The inspector grunted.
“That’s all very well, Dave,” he made answer, “but there’s one little thing you’ve overlooked—there’s one flaw in your argument: we’ll suppose Masterman, or whoever it was got into the warehouse—breached the wall—rolled in the tank—and let out the gas with a blowpipe. Well and good. Then, how do you account for the fact that the murderer—if there was a murderer — was not himself gassed? You know what chlorine is, Dave — no—it was just an accident—that’s all there is to it.” Gunson’s jaw set stubbornly. “I can’t answer that, Inspector,” he said — “I’m not going to try—just now—but as sure as—as Duster Joe Masterman came out of stir when his time was up — Jim Sinsabaugh was murdered—and you can’t make me believe anything else.”

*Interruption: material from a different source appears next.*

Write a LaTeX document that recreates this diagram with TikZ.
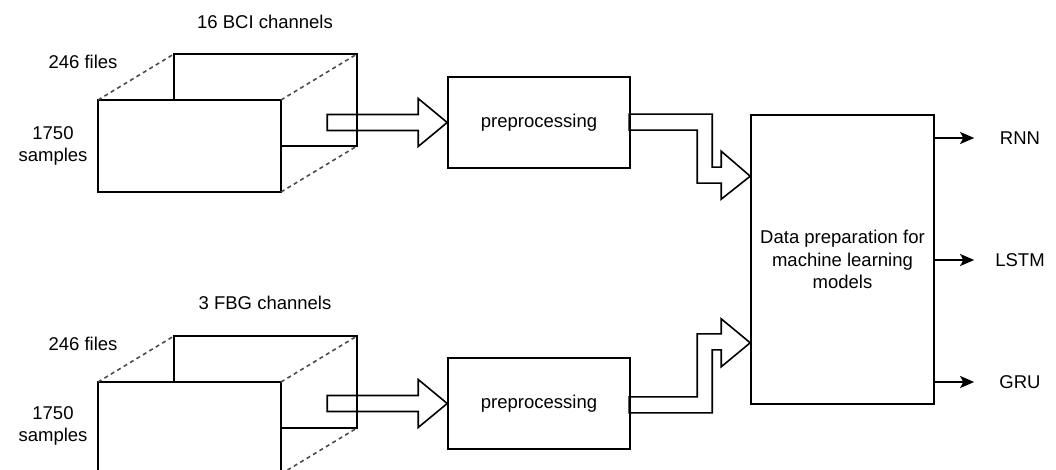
\documentclass[tikz,border=0pt]{standalone}
\usepackage{fontspec}
\setmainfont{Liberation Sans}
\usetikzlibrary{arrows.meta,calc}
\begin{document}
\begin{tikzpicture}[x=1pt,y=-1pt,
  line width=1.6pt, line join=miter,
  every node/.style={font=\fontsize{18.5}{22.5}\selectfont, inner sep=0pt},
  box/.style={draw, fill=white},
  hidden/.style={draw=black!70, dash pattern=on 4pt off 3.5pt, line width=1.6pt},
  fat/.style={draw},
  modelarrow/.style={-{Stealth[length=14pt,width=12pt,inset=3pt]}}]
\useasboundingbox (0,0) rectangle (1056,470);
\clip (0,0) rectangle (1056,470);

% ---- upper data cube (BCI) ----
\draw (174,100) -- (174,54) -- (357,54) -- (357,146) -- (281,146);
\draw[box] (98,100) rectangle (281,192);
\draw[hidden] (98,100) -- (174,54);
\draw[hidden] (281,100) -- (357,54);
\draw[hidden] (281,192) -- (357,146);
\node (bcich) at (265,22) {16 BCI channels};
\node (bcifiles) at (83,62) {246 files};
\node[align=center] (bcisamp) at (53,146) {1750\\samples};

% ---- lower data cube (FBG) ----
\draw (174,382) -- (174,336) -- (357,336) -- (357,428) -- (281,428);
\draw[box] (98,382) rectangle (281,474);
\draw[hidden] (98,382) -- (174,336);
\draw[hidden] (281,382) -- (357,336);
\draw[hidden] (281,474) -- (357,428);
\node (fbgch) at (265,303) {3 FBG channels};
\node (fbgfiles) at (83,344) {246 files};
\node[align=center] (fbgsamp) at (53,426) {1750\\samples};

% ---- processing blocks ----
\node[box, minimum width=182pt, minimum height=91pt] (pre1) at (539,122.5) {preprocessing};
\node[box, minimum width=182pt, minimum height=91pt] (pre2) at (539,403.5) {preprocessing};
\node[box, minimum width=183pt, minimum height=289pt, align=center] (dp) at (842.5,259.5)
  {Data preparation for\\machine learning\\models};

% entry points on the preparation block
\coordinate (in1) at ($(dp.north west)+(0,62)$);
\coordinate (in2) at ($(dp.south west)+(0,-62)$);

% ---- block arrows into preprocessing ----
\draw[fat] (pre1.west) -- ++(-29,-24) -- ++(0,16) -- ++(-91,0) -- ++(0,16)
  -- ++(91,0) -- ++(0,16) -- cycle;
\draw[fat] (pre2.west) -- ++(-29,-24) -- ++(0,16) -- ++(-91,0) -- ++(0,16)
  -- ++(91,0) -- ++(0,16) -- cycle;

% ---- elbow block arrows into data preparation ----
\draw[fat] (in1) -- ++(-29,-25) -- ++(0,16) -- ++(-9,0) -- ++(0,-53)
  -- ++(-83,0) -- ++(0,16) -- ++(68,0) -- ++(0,53) -- ++(24,0) -- ++(0,16) -- cycle;
\draw[fat] (in2) -- ++(-29,-24) -- ++(0,15) -- ++(-24,0) -- ++(0,63)
  -- ++(-68,0) -- ++(0,16) -- ++(83,0) -- ++(0,-63) -- ++(9,0) -- ++(0,17) -- cycle;

% ---- model outputs ----
\node (rnn) at (1020,138) {RNN};
\node (lstm) at (1020,260) {LSTM};
\node (gru) at (1020,382) {GRU};
\draw[modelarrow] (dp.east |- rnn) -- ([xshift=-25pt]rnn.west |- rnn);
\draw[modelarrow] (dp.east |- lstm) -- ([xshift=-25pt]rnn.west |- lstm);
\draw[modelarrow] (dp.east |- gru) -- ([xshift=-25pt]rnn.west |- gru);
\end{tikzpicture}
\end{document}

He rose, his face grim with purpose. “You’ll give me a week—working alone?” he questioned. “That’s all I’ll ask—a week—no more.”
By way of answer the grizzled inspector bowed his head. Sinsabaugh had been one of his best men. He liked Gunson.
“Go to it, my boy,” he said heavily, “and—good luck.”
Gunson took his leave. But there was one thing he had neglected to mention to Inspector Murchison; a small thing, if you will—but a clue which had furnished him with an idea—a something he had observed at the house on Varick Street on the day of the explosion as the firemen had issued from that house of death. This he had kept to himself, but time was precious. A day might be too little—or too much.
IV
Chicken-Foot Darragh reclined against the bar at Gaspipe Looie’s. At Looie’s you can still purchase a pretty fair quality of hooch for four bits even now, and the snowbird brigade makes it a headquarters, too.
Darragh, his head wagging foolishly, his loose lips mouthing his words, retailed a story for the twentieth time, half to himself, half to a saturnine individual with a predatory nose and a straight gash for a mouth who had for some reason, bought Darragh a drink.
“Here’s luck,” said Darragh. “Well — as I was sayin’... I seen this ghost, or whatever it was, as I was goin’ in th’ basement door. It looked like—it looked like—”
He paused—shivered—drained his glass.
“Yes?” prompted his new friend. “Like what, bo?”
He spoke in a friendly tone, yet like velvet over steel, but if Darragh could have seen his face—the look in the deep-set, implacable eyes—his whistling breath might have ended in a sudden gasp.